Data provided:
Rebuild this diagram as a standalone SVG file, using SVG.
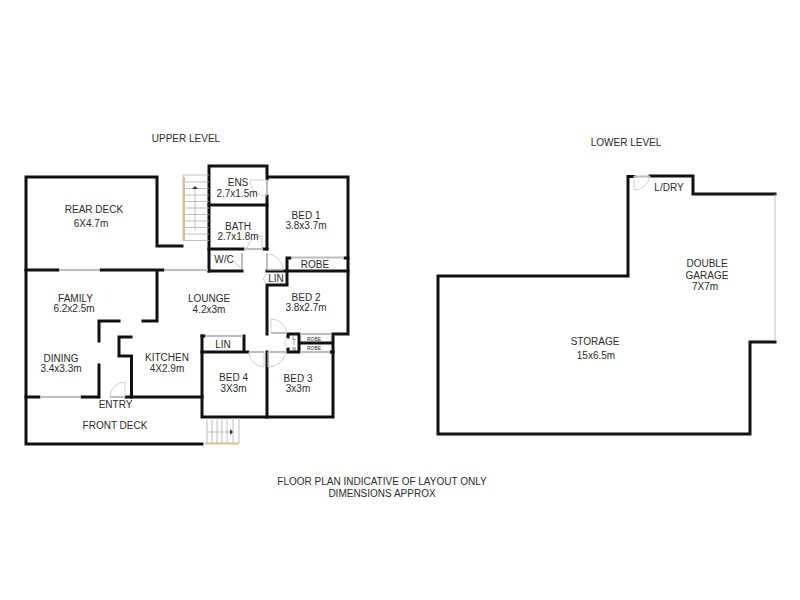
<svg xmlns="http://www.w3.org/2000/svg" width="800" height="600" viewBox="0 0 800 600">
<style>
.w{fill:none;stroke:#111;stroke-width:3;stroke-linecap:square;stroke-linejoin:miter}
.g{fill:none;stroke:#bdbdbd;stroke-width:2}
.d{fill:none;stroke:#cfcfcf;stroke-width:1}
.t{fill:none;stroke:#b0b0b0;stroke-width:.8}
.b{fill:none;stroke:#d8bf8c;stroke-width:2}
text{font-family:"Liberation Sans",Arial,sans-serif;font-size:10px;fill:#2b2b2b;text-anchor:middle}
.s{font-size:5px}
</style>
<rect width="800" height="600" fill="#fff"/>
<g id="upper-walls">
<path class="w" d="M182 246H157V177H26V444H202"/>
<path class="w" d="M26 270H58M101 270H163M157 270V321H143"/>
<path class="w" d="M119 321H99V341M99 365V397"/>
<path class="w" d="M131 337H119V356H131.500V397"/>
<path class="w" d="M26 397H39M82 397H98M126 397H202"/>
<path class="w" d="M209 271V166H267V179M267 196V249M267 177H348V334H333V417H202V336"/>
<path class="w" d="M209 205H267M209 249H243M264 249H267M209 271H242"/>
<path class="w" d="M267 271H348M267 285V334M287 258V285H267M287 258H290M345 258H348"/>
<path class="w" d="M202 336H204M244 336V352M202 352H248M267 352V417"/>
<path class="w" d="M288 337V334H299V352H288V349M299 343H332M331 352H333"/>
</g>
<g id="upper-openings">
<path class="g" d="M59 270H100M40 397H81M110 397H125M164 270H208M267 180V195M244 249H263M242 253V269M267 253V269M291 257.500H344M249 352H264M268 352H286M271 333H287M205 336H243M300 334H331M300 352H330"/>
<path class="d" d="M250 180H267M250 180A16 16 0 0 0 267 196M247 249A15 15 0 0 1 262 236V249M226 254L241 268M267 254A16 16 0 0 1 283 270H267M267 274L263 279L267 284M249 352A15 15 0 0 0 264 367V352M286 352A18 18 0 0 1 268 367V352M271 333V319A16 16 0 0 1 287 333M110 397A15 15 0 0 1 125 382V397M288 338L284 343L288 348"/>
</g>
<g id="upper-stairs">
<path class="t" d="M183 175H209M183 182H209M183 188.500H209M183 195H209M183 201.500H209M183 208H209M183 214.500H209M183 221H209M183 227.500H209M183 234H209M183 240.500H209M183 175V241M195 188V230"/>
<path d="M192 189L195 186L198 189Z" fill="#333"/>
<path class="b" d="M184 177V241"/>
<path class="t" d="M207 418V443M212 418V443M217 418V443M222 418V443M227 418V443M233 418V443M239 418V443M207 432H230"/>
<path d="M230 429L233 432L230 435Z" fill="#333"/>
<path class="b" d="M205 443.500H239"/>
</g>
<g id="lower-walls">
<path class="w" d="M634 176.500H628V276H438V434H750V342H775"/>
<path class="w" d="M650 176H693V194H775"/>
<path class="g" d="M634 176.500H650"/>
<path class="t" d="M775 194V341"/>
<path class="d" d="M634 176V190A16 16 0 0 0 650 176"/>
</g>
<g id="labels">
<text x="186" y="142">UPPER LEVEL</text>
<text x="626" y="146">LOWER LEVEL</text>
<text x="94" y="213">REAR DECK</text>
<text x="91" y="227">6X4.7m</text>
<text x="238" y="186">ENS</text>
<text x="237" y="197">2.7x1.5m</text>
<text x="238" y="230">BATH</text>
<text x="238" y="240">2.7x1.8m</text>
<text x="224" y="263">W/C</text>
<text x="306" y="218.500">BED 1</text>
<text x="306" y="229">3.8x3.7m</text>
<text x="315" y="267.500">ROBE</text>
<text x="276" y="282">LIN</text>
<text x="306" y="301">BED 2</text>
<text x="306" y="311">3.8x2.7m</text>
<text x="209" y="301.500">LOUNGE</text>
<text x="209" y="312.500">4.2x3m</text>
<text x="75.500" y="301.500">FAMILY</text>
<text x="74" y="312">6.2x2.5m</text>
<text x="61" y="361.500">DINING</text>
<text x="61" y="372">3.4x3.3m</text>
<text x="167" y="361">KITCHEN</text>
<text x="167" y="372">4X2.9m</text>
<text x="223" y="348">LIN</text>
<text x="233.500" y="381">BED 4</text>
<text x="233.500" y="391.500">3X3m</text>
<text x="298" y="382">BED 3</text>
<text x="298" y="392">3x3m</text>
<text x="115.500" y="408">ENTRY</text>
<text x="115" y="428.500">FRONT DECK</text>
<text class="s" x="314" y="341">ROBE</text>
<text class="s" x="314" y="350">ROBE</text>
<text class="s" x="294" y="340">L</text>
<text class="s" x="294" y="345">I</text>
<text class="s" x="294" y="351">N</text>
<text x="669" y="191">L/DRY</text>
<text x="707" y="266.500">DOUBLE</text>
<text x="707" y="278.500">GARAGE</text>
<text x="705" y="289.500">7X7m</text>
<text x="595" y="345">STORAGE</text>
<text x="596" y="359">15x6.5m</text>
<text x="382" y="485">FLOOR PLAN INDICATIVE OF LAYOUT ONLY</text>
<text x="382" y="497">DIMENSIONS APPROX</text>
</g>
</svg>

Task objective: Write the material out again exactly as it appears, dropping the pictures.

Answer to the exercise:
Rebuild this diagram as a standalone SVG file, using SVG.
<svg xmlns="http://www.w3.org/2000/svg" width="800" height="600" viewBox="0 0 800 600">
<style>
.w{fill:none;stroke:#111;stroke-width:3;stroke-linecap:square;stroke-linejoin:miter}
.g{fill:none;stroke:#bdbdbd;stroke-width:2}
.d{fill:none;stroke:#cfcfcf;stroke-width:1}
.t{fill:none;stroke:#b0b0b0;stroke-width:.8}
.b{fill:none;stroke:#d8bf8c;stroke-width:2}
text{font-family:"Liberation Sans",Arial,sans-serif;font-size:10px;fill:#2b2b2b;text-anchor:middle}
.s{font-size:5px}
</style>
<rect width="800" height="600" fill="#fff"/>
<g id="upper-walls">
<path class="w" d="M182 246H157V177H26V444H202"/>
<path class="w" d="M26 270H58M101 270H163M157 270V321H143"/>
<path class="w" d="M119 321H99V341M99 365V397"/>
<path class="w" d="M131 337H119V356H131.500V397"/>
<path class="w" d="M26 397H39M82 397H98M126 397H202"/>
<path class="w" d="M209 271V166H267V179M267 196V249M267 177H348V334H333V417H202V336"/>
<path class="w" d="M209 205H267M209 249H243M264 249H267M209 271H242"/>
<path class="w" d="M267 271H348M267 285V334M287 258V285H267M287 258H290M345 258H348"/>
<path class="w" d="M202 336H204M244 336V352M202 352H248M267 352V417"/>
<path class="w" d="M288 337V334H299V352H288V349M299 343H332M331 352H333"/>
</g>
<g id="upper-openings">
<path class="g" d="M59 270H100M40 397H81M110 397H125M164 270H208M267 180V195M244 249H263M242 253V269M267 253V269M291 257.500H344M249 352H264M268 352H286M271 333H287M205 336H243M300 334H331M300 352H330"/>
<path class="d" d="M250 180H267M250 180A16 16 0 0 0 267 196M247 249A15 15 0 0 1 262 236V249M226 254L241 268M267 254A16 16 0 0 1 283 270H267M267 274L263 279L267 284M249 352A15 15 0 0 0 264 367V352M286 352A18 18 0 0 1 268 367V352M271 333V319A16 16 0 0 1 287 333M110 397A15 15 0 0 1 125 382V397M288 338L284 343L288 348"/>
</g>
<g id="upper-stairs">
<path class="t" d="M183 175H209M183 182H209M183 188.500H209M183 195H209M183 201.500H209M183 208H209M183 214.500H209M183 221H209M183 227.500H209M183 234H209M183 240.500H209M183 175V241M195 188V230"/>
<path d="M192 189L195 186L198 189Z" fill="#333"/>
<path class="b" d="M184 177V241"/>
<path class="t" d="M207 418V443M212 418V443M217 418V443M222 418V443M227 418V443M233 418V443M239 418V443M207 432H230"/>
<path d="M230 429L233 432L230 435Z" fill="#333"/>
<path class="b" d="M205 443.500H239"/>
</g>
<g id="lower-walls">
<path class="w" d="M634 176.500H628V276H438V434H750V342H775"/>
<path class="w" d="M650 176H693V194H775"/>
<path class="g" d="M634 176.500H650"/>
<path class="t" d="M775 194V341"/>
<path class="d" d="M634 176V190A16 16 0 0 0 650 176"/>
</g>
<g id="labels">
<text x="186" y="142">UPPER LEVEL</text>
<text x="626" y="146">LOWER LEVEL</text>
<text x="94" y="213">REAR DECK</text>
<text x="91" y="227">6X4.7m</text>
<text x="238" y="186">ENS</text>
<text x="237" y="197">2.7x1.5m</text>
<text x="238" y="230">BATH</text>
<text x="238" y="240">2.7x1.8m</text>
<text x="224" y="263">W/C</text>
<text x="306" y="218.500">BED 1</text>
<text x="306" y="229">3.8x3.7m</text>
<text x="315" y="267.500">ROBE</text>
<text x="276" y="282">LIN</text>
<text x="306" y="301">BED 2</text>
<text x="306" y="311">3.8x2.7m</text>
<text x="209" y="301.500">LOUNGE</text>
<text x="209" y="312.500">4.2x3m</text>
<text x="75.500" y="301.500">FAMILY</text>
<text x="74" y="312">6.2x2.5m</text>
<text x="61" y="361.500">DINING</text>
<text x="61" y="372">3.4x3.3m</text>
<text x="167" y="361">KITCHEN</text>
<text x="167" y="372">4X2.9m</text>
<text x="223" y="348">LIN</text>
<text x="233.500" y="381">BED 4</text>
<text x="233.500" y="391.500">3X3m</text>
<text x="298" y="382">BED 3</text>
<text x="298" y="392">3x3m</text>
<text x="115.500" y="408">ENTRY</text>
<text x="115" y="428.500">FRONT DECK</text>
<text class="s" x="314" y="341">ROBE</text>
<text class="s" x="314" y="350">ROBE</text>
<text class="s" x="294" y="340">L</text>
<text class="s" x="294" y="345">I</text>
<text class="s" x="294" y="351">N</text>
<text x="669" y="191">L/DRY</text>
<text x="707" y="266.500">DOUBLE</text>
<text x="707" y="278.500">GARAGE</text>
<text x="705" y="289.500">7X7m</text>
<text x="595" y="345">STORAGE</text>
<text x="596" y="359">15x6.5m</text>
<text x="382" y="485">FLOOR PLAN INDICATIVE OF LAYOUT ONLY</text>
<text x="382" y="497">DIMENSIONS APPROX</text>
</g>
</svg>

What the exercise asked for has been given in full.